### WORK TO COMPLETE
Images are not part of the copy; transcribe all the data exactly.
━━━━━━━━━━━━━━━━━━━━━━━━━━━━━━
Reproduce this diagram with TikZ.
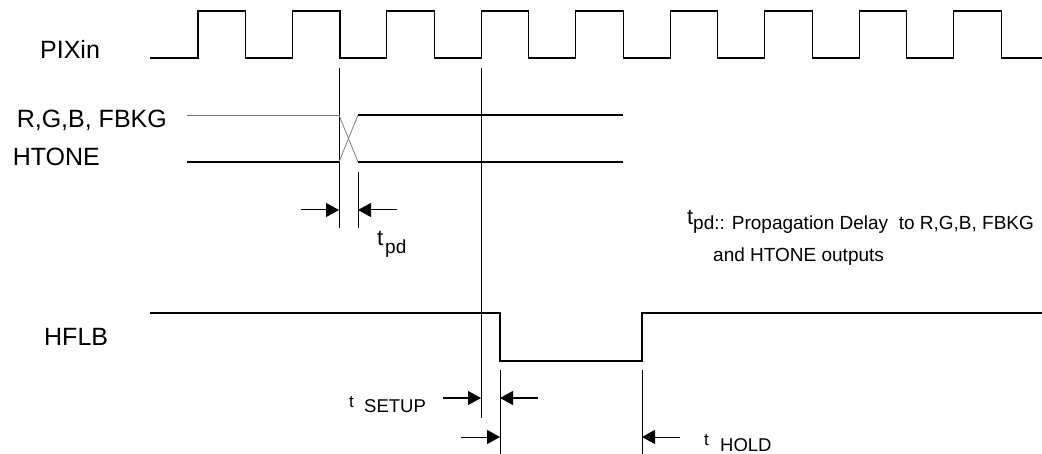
\documentclass[tikz,border=0pt]{standalone}
\usepackage{fontspec}
\setmainfont{Liberation Sans}
\usetikzlibrary{arrows.meta}
\begin{document}
\begin{tikzpicture}[x=1pt,y=-1pt,
  sig/.style={line width=1.1pt, line join=miter, draw=black},
  gline/.style={line width=0.7pt, draw=black!55},
  vmark/.style={line width=1pt, draw=black},
  dimarr/.style={-{Triangle[length=13pt,width=14pt]}, line width=1pt, draw=black},
  lbl/.style={anchor=base west, inner sep=0pt, font=\fontsize{25}{30}\selectfont},
  tbig/.style={anchor=base west, inner sep=0pt, font=\fontsize{22}{26}\selectfont},
  tsub/.style={anchor=base west, inner sep=0pt, font=\fontsize{19}{23}\selectfont},
  tsm/.style={anchor=base west, inner sep=0pt, font=\fontsize{17}{20}\selectfont},
]
\useasboundingbox (0,0) rectangle (1042,454);

% labels
\node[lbl] (lpix) at (40,59) {PIXin};
\node[lbl, anchor=base east] (lrgb) at (167,128) {R,G,B, FBKG};
\node[lbl, anchor=base east] (lht) at (100,166) {HTONE};
\node[lbl] (lhf) at (44,346) {HFLB};

% PIXin clock
\draw[sig] (150,58) foreach \k in {0,...,8} {
  -- ({198+94.45*\k},58) -- ({198+94.45*\k},11) -- ({245.5+94.45*\k},11) -- ({245.5+94.45*\k},58)
} -- (1042,58);

% reference verticals
\coordinate (v1t) at (339,68);  \coordinate (v1b) at (339,228);
\coordinate (v2t) at (358,172); \coordinate (v2b) at (358,228);
\coordinate (v3t) at (481,68);  \coordinate (v3b) at (481,418);
\draw[vmark] (v1t) -- (v1b);
\draw[vmark] (v2t) -- (v2b);
\draw[vmark] (v3t) -- (v3b);

% R,G,B / HTONE data lines
\coordinate (ua) at (187,115); \coordinate (ub) at (339,115);
\coordinate (uc) at (358,115); \coordinate (ud) at (623,115);
\coordinate (la) at (187,162); \coordinate (lb) at (339,162);
\coordinate (lc) at (358,162); \coordinate (ld) at (623,162);
\draw[gline] (ua) -- (ub);
\draw[sig] (la) -- (lb);
\draw[gline] (ub) -- (lc);
\draw[gline] (lb) -- (uc);
\draw[sig] (uc) -- (ud);
\draw[sig] (lc) -- (ld);

% tpd arrows
\coordinate (pa1) at (301,210); \coordinate (pa1e) at (339,210);
\coordinate (pa2) at (397,210); \coordinate (pa2e) at (358,210);
\draw[dimarr] (pa1) -- (pa1e);
\draw[dimarr] (pa2) -- (pa2e);
\node[tbig] (tpdt) at (377,246) {t};
\node[tsub] (tpds) at (385,254) {pd};

% description
\node[tbig] (dt) at (687,225) {t};
\node[tsub] (d1) at (693,230) {pd:: Propagation Delay\ \ to R,G,B, FBKG};
\node[tsub] (d2) at (713,262) {and HTONE outputs};

% HFLB
\draw[sig] (150,313) -- (500,313) -- (500,361) -- (642,361) -- (642,313) -- (1042,313);
\coordinate (h1t) at (500,370); \coordinate (h1b) at (500,454);
\coordinate (h2t) at (642,370); \coordinate (h2b) at (642,454);
\draw[vmark] (h1t) -- (h1b);
\draw[vmark] (h2t) -- (h2b);

% setup / hold arrows
\coordinate (s1) at (443,398); \coordinate (s1e) at (481,398);
\coordinate (s2) at (538,398); \coordinate (s2e) at (500,398);
\coordinate (s3) at (461,437); \coordinate (s3e) at (500,437);
\coordinate (s4) at (680,437); \coordinate (s4e) at (642,437);
\draw[dimarr] (s1) -- (s1e);
\draw[dimarr] (s2) -- (s2e);
\draw[dimarr] (s3) -- (s3e);
\draw[dimarr] (s4) -- (s4e);

\node[tsm] (st) at (349,407) {t};
\node[tsub, font=\fontsize{18.5}{22}\selectfont] (ss) at (364,413) {SETUP};
\node[tsm] (ht) at (704,445) {t};
\node[tsub, font=\fontsize{18.5}{22}\selectfont] (hs) at (720,451) {HOLD};
\end{tikzpicture}
\end{document}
━━━━━━━━━━━━━━━━━━━━━━━━━━━━━━
### SOLUTION BELOW
Reproduce this diagram with TikZ.
\documentclass[tikz,border=0pt]{standalone}
\usepackage{fontspec}
\setmainfont{Liberation Sans}
\usetikzlibrary{arrows.meta}
\begin{document}
\begin{tikzpicture}[x=1pt,y=-1pt,
  sig/.style={line width=1.1pt, line join=miter, draw=black},
  gline/.style={line width=0.7pt, draw=black!55},
  vmark/.style={line width=1pt, draw=black},
  dimarr/.style={-{Triangle[length=13pt,width=14pt]}, line width=1pt, draw=black},
  lbl/.style={anchor=base west, inner sep=0pt, font=\fontsize{25}{30}\selectfont},
  tbig/.style={anchor=base west, inner sep=0pt, font=\fontsize{22}{26}\selectfont},
  tsub/.style={anchor=base west, inner sep=0pt, font=\fontsize{19}{23}\selectfont},
  tsm/.style={anchor=base west, inner sep=0pt, font=\fontsize{17}{20}\selectfont},
]
\useasboundingbox (0,0) rectangle (1042,454);

% labels
\node[lbl] (lpix) at (40,59) {PIXin};
\node[lbl, anchor=base east] (lrgb) at (167,128) {R,G,B, FBKG};
\node[lbl, anchor=base east] (lht) at (100,166) {HTONE};
\node[lbl] (lhf) at (44,346) {HFLB};

% PIXin clock
\draw[sig] (150,58) foreach \k in {0,...,8} {
  -- ({198+94.45*\k},58) -- ({198+94.45*\k},11) -- ({245.5+94.45*\k},11) -- ({245.5+94.45*\k},58)
} -- (1042,58);

% reference verticals
\coordinate (v1t) at (339,68);  \coordinate (v1b) at (339,228);
\coordinate (v2t) at (358,172); \coordinate (v2b) at (358,228);
\coordinate (v3t) at (481,68);  \coordinate (v3b) at (481,418);
\draw[vmark] (v1t) -- (v1b);
\draw[vmark] (v2t) -- (v2b);
\draw[vmark] (v3t) -- (v3b);

% R,G,B / HTONE data lines
\coordinate (ua) at (187,115); \coordinate (ub) at (339,115);
\coordinate (uc) at (358,115); \coordinate (ud) at (623,115);
\coordinate (la) at (187,162); \coordinate (lb) at (339,162);
\coordinate (lc) at (358,162); \coordinate (ld) at (623,162);
\draw[gline] (ua) -- (ub);
\draw[sig] (la) -- (lb);
\draw[gline] (ub) -- (lc);
\draw[gline] (lb) -- (uc);
\draw[sig] (uc) -- (ud);
\draw[sig] (lc) -- (ld);

% tpd arrows
\coordinate (pa1) at (301,210); \coordinate (pa1e) at (339,210);
\coordinate (pa2) at (397,210); \coordinate (pa2e) at (358,210);
\draw[dimarr] (pa1) -- (pa1e);
\draw[dimarr] (pa2) -- (pa2e);
\node[tbig] (tpdt) at (377,246) {t};
\node[tsub] (tpds) at (385,254) {pd};

% description
\node[tbig] (dt) at (687,225) {t};
\node[tsub] (d1) at (693,230) {pd:: Propagation Delay\ \ to R,G,B, FBKG};
\node[tsub] (d2) at (713,262) {and HTONE outputs};

% HFLB
\draw[sig] (150,313) -- (500,313) -- (500,361) -- (642,361) -- (642,313) -- (1042,313);
\coordinate (h1t) at (500,370); \coordinate (h1b) at (500,454);
\coordinate (h2t) at (642,370); \coordinate (h2b) at (642,454);
\draw[vmark] (h1t) -- (h1b);
\draw[vmark] (h2t) -- (h2b);

% setup / hold arrows
\coordinate (s1) at (443,398); \coordinate (s1e) at (481,398);
\coordinate (s2) at (538,398); \coordinate (s2e) at (500,398);
\coordinate (s3) at (461,437); \coordinate (s3e) at (500,437);
\coordinate (s4) at (680,437); \coordinate (s4e) at (642,437);
\draw[dimarr] (s1) -- (s1e);
\draw[dimarr] (s2) -- (s2e);
\draw[dimarr] (s3) -- (s3e);
\draw[dimarr] (s4) -- (s4e);

\node[tsm] (st) at (349,407) {t};
\node[tsub, font=\fontsize{18.5}{22}\selectfont] (ss) at (364,413) {SETUP};
\node[tsm] (ht) at (704,445) {t};
\node[tsub, font=\fontsize{18.5}{22}\selectfont] (hs) at (720,451) {HOLD};
\end{tikzpicture}
\end{document}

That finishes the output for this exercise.